A bit of a nasty surprise awaits you if you DO want to charge wirelessly though. If you want to charge wirelessly you have to buy the wireless charger separately for £45 - £50. In the box you will find your normal bog standard wire charger that you have to plug in to the phone. Not a big deal, but a little disappointing. It does, however mean that the phone is compatible with any other Smartphone charger out there at the moment which is always a good thing. I'd also imagine sitting your phone face up to charge could cause issues with notification lights during the night if you are like me who has the room pitch black. My current phone sits face down wrapped in a t-shirt over night to stop any light escaping.

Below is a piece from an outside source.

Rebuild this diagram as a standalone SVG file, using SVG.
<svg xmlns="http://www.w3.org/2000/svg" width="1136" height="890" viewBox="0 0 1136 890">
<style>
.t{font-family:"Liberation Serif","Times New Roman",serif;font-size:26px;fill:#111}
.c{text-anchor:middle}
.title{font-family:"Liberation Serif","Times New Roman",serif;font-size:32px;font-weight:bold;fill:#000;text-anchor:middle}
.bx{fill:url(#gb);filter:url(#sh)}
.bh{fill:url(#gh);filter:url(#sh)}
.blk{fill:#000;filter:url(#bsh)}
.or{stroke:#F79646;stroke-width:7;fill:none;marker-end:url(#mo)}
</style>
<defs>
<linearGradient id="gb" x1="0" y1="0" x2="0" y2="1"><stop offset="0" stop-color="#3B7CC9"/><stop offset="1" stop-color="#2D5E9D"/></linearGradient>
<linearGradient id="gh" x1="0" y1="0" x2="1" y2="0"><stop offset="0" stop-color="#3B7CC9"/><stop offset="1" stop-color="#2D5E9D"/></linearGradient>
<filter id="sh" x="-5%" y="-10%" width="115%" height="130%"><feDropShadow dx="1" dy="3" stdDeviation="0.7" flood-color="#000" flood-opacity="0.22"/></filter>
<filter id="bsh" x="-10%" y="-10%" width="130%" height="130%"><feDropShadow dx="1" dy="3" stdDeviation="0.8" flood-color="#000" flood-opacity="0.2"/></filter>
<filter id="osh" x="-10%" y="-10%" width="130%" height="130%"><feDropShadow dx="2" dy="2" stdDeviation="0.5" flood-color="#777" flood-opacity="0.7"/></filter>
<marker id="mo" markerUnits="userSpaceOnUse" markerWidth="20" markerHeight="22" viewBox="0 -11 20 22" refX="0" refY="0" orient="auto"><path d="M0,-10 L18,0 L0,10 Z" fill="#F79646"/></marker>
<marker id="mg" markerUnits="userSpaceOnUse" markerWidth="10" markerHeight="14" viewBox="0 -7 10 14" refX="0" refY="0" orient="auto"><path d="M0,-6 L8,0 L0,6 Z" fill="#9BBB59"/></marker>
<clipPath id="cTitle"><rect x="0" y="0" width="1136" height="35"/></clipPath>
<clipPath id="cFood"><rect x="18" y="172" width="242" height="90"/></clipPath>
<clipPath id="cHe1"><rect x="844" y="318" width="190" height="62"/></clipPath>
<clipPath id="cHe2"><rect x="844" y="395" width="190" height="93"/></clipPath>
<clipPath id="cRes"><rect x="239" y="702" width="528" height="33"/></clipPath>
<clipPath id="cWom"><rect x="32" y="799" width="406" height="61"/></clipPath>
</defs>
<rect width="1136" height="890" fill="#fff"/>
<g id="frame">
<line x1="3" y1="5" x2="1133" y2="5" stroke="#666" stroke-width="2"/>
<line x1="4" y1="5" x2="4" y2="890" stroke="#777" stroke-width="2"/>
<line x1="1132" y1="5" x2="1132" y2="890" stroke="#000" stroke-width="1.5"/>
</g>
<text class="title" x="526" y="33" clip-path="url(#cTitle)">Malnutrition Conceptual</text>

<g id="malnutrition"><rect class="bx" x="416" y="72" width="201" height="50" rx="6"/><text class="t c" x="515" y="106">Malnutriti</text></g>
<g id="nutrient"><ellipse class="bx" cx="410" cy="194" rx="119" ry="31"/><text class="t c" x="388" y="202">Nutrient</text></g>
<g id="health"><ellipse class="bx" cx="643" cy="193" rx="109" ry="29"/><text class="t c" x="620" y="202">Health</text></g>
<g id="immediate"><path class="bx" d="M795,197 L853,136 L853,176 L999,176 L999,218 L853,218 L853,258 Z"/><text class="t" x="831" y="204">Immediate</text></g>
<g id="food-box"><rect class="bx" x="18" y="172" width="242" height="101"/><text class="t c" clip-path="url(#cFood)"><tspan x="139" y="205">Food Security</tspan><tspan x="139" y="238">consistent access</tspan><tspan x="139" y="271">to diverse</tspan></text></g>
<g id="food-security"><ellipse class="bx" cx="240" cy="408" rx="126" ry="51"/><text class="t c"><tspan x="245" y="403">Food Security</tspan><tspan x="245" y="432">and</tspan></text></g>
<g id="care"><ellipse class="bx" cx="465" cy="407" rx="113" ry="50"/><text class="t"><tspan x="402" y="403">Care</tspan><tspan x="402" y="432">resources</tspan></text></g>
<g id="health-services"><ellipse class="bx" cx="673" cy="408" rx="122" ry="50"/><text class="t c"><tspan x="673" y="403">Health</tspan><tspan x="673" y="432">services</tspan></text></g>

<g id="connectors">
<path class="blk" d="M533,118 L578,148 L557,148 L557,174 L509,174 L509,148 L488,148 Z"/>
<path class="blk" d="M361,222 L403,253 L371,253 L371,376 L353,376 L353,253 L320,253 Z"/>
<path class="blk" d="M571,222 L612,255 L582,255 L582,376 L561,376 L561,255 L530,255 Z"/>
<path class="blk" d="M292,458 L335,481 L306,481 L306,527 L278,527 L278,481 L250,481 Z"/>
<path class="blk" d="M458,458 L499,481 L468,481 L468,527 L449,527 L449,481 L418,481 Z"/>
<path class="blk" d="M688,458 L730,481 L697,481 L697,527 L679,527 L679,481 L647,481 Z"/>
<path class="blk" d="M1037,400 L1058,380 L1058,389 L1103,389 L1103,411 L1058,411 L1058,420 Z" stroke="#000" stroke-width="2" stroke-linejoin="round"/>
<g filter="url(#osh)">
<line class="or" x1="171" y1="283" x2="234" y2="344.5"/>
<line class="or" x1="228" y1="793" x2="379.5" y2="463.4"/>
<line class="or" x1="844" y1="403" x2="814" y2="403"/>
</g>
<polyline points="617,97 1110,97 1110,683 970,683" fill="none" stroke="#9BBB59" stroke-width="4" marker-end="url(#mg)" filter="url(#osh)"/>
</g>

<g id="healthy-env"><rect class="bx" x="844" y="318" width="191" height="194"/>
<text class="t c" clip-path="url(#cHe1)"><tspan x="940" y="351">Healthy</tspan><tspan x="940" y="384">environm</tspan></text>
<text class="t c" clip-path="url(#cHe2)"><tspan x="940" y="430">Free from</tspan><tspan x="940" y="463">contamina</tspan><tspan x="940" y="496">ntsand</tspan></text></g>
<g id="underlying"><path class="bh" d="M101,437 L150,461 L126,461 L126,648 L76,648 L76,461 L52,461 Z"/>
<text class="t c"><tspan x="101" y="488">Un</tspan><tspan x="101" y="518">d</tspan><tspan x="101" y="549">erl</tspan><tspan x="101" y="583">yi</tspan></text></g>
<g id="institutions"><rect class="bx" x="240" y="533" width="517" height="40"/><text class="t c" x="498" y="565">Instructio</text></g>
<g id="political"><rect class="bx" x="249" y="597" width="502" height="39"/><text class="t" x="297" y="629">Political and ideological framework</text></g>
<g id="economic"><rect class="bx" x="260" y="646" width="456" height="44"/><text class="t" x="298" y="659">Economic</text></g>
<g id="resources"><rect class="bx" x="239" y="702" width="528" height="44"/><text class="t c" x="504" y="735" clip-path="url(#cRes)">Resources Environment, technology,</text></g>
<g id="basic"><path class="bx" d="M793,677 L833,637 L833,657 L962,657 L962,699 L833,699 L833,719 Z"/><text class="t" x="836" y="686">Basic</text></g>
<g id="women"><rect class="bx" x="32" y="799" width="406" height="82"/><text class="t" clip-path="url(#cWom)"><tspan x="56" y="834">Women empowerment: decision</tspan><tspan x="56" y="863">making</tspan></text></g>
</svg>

As for charging, the phone comes with around 40-50% battery already in it. This lasted me around four and a half hours of playing around with the camera, surfing the internet and generally giving the phone a good test drive. Sounds about similar to my S3 for usage then. I took the advice given to me for my old phone and let this run out completely before charging it again. At which point the phone crashed. "Goodbye" was left on screen for at least five minutes before I gave up and removed the battery. When I plugged it in to my USB cable via my work computer to charge, the screen displayed a large battery icon to indicate it was charging and wouldn't let me turn the phone on any further than this screen. Five minutes later it turned back on but didn't give any indication that it was charging. I played around some more and it turned off again.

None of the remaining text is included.